Does technology need more performance management?

There will be a rise in performance management, and it will start with the IT team.
11 November 2019

Performance management may start with the IT team. Source: Shutterstock

The jury is out on performance management. Some departmental heads swear by performance tracking tools as they allow management to assess an individual or team’s progress towards defined goals and objectives.

Other C-suite executives view performance technologies as a waste of time; they think that people will either get on and work productively, or they will ultimately be identified by their line managers as inefficient workers who may ultimately be asked to leave their post.

But work is becoming more compartmentalized, more automated and more digital, so industry analysts suggest that we must expect more performance management tools throughout the workplace of the future— and that trend may, in fact, start with the IT department itself.

Cycle time

A key application point for performance management technology is the so-called ‘Cycle Time’ that it takes software engineers to create a new application or service.
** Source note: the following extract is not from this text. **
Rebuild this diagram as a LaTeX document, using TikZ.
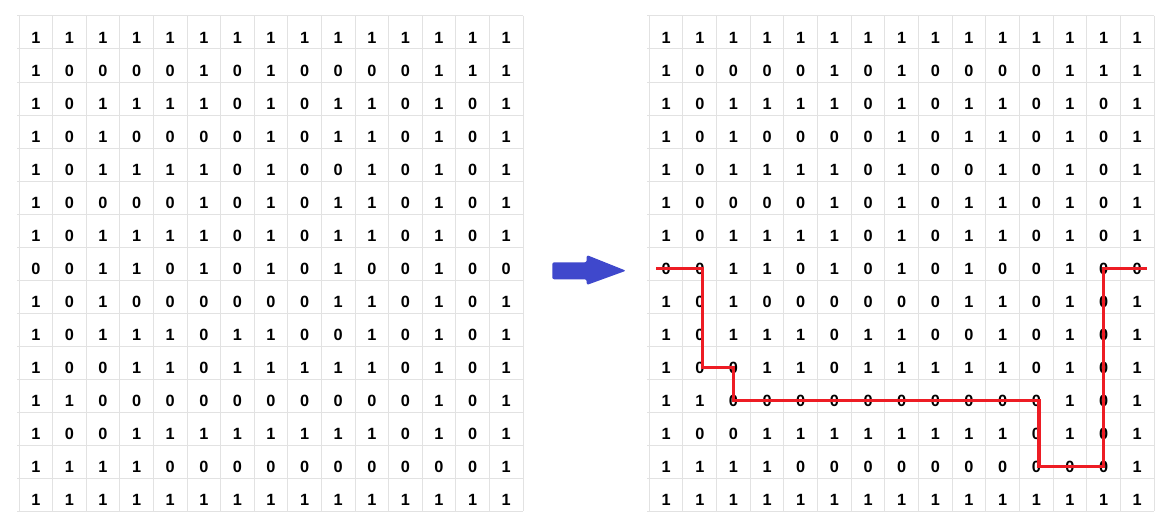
\documentclass[tikz,border=0pt]{standalone}
\usepackage{fontspec}
\setmainfont{Liberation Sans}
\usepackage{xcolor}
\usepackage{tikz}
\usetikzlibrary{arrows.meta,positioning}

\definecolor{gridgray}{RGB}{226,226,226}
\definecolor{pathred}{RGB}{237,28,36}
\definecolor{arrowblue}{RGB}{63,72,204}

\begin{document}
\begin{tikzpicture}[
  x=0.75pt, y=-0.75pt,
  digit/.style={font=\fontsize{12.2}{14}\selectfont\bfseries, inner sep=0pt},
  gridline/.style={gridgray, line width=0.75pt},
  route/.style={pathred, line width=2.5pt, yshift=-1pt},
  >={Latex}
]
\path[fill=white, use as bounding box] (0,0) rectangle (1176,528);

% Grid lines
\foreach \i in {0,...,15} {
  \draw[gridline] (17,{16+33*\i}) -- (523,{16+33*\i});
  \draw[gridline] ({19+33.6*\i},16) -- ({19+33.6*\i},511);
  \draw[gridline] (647,{16+33*\i}) -- (1154,{16+33*\i});
  \draw[gridline] ({649.3+33.65*\i},16) -- ({649.3+33.65*\i},511);
}

% Nodes
\foreach \row [count=\r] in {
  {1,1,1,1,1,1,1,1,1,1,1,1,1,1,1},
  {1,0,0,0,0,1,0,1,0,0,0,0,1,1,1},
  {1,0,1,1,1,1,0,1,0,1,1,0,1,0,1},
  {1,0,1,0,0,0,0,1,0,1,1,0,1,0,1},
  {1,0,1,1,1,1,0,1,0,0,1,0,1,0,1},
  {1,0,0,0,0,1,0,1,0,1,1,0,1,0,1},
  {1,0,1,1,1,1,0,1,0,1,1,0,1,0,1},
  {0,0,1,1,0,1,0,1,0,1,0,0,1,0,0},
  {1,0,1,0,0,0,0,0,0,1,1,0,1,0,1},
  {1,0,1,1,1,0,1,1,0,0,1,0,1,0,1},
  {1,0,0,1,1,0,1,1,1,1,1,0,1,0,1},
  {1,1,0,0,0,0,0,0,0,0,0,0,1,0,1},
  {1,0,0,1,1,1,1,1,1,1,1,0,1,0,1},
  {1,1,1,1,0,0,0,0,0,0,0,0,0,0,1},
  {1,1,1,1,1,1,1,1,1,1,1,1,1,1,1}} {
  \foreach \v [count=\c] in \row {
    \node[digit] (L-\r-\c) at ({19+33.6*(\c-0.5)}, {37.5+33*(\r-1)}) {\v};
    \node[digit] (R-\r-\c) at ({649.3+33.65*(\c-0.5)}, {37.5+33*(\r-1)}) {\v};
  }
}

% Arrow between the grids
\fill[arrowblue, rounded corners=1.5pt]
  (552.3,262.3) -- (586.7,262.3) -- (586.7,255) -- (626,270.7)
  -- (586.7,285) -- (586.7,279.3) -- (552.3,279.3) -- cycle;

% Path through the maze
\draw[route] ([xshift=-7.5pt]R-8-1.center) -- ([xshift=2pt]R-8-2.center)
  -- ([xshift=2pt]R-11-2.center) -- (R-11-3.center) -- (R-12-3.center)
  -- ([xshift=2pt]R-12-12.center) -- ([xshift=2pt]R-14-12.center)
  -- (R-14-14.center) -- (R-8-14.center) -- ([xshift=7.5pt]R-8-15.center);

\end{tikzpicture}
\end{document}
From initial user requirements gathering, onward to architecting, developing, testing, deploying and then subsequently managing the software being produced, the Cycle Time of code through the work pipeline is a key metric.

In terms of a more formal definition, Cycle Time is the elapsed days from starting work on something to that thing being deployed into production.

Given the increasing trend for software (especially web-centric and mobile-first software) to be pushed through Continuous Integration & Continuous Deployment (CI/CD) cycles (they say Facebook constantly deploys new software over a dozen times a day, remember?), the need to track cycle times and the overall health of the development pipeline has become more pressing.

So, it’s all quite straightforward and we need to plug in some additional performance tools, right? Not quite, you can’t just slap a toolbox (real, or virtual) at a problem, you need a trained specialist to wield the ax.

Performance management manager

Yes, as tautological as it sounds, we also need a performance management manager to manage our performance management software and its various platform extensions.

This role is typically best suited to an ex-software engineer who has a sort of ‘spatial holistic vision’ ability to be able to see where different development streams are all happing concurrently.

This above role is (perhaps obviously) a pretty tough job. The performance management manager has to pin down all the metrics that the IT team (or indeed other non-technical teams) will need to work towards and define where goal thresholds exist to capture points of success.

Typical performance management metrics will include staff resource consumption, alignment with and integration of new software tools to the existing network, speed of development and overall product quality.

In the real world, most software project teams have not been policed to the degree that is potentially possible with stringent performance management tooling, but this trend is widely argued to be changing on the road ahead.

Cadence constraints

As we move towards a world with more exacting performance management tooling, we will all have to get used to the cadence constraints that these controls place upon us.

For some it will be quarterly reviews, for some, it will be monthly, weekly or daily. The cadence by which we measure development (of software… and of all work) is logically only going to be assessed in ever-smaller windows as we move into the future.

Applying these processes to our workplaces won’t always be easy; many people still consider an annual performance review to be a laughable waste of time.

Other factors we will need to consider include the application of Artificial Intelligence (AI) and Machine Learning (ML) to performance monitoring. Bringing bias-free automation intelligence to the fore when it comes to humans in the workplace is a thorny subject right from the start.

If AI-enabled performance tools start impacting workers’ pay packets in a way that jars with transparent pay policies, then we’ve got a whole new basket of frogs to deal with. Moving these tools between their application in the private sector to the public sector is another workplace culture headache. None of this is easy.

Death, taxes and performance management

Despite all these caveats, qualifications and provisos, the performance management industry is growing and has become a defined subset of Human Capital Management (MCM) and Human Resources (HR) in and of itself.

They say the only two foregone conclusions in life are death and taxes, but performance management technology looks to be joining those two certainties. Now then, stop reading this and get back to work, please!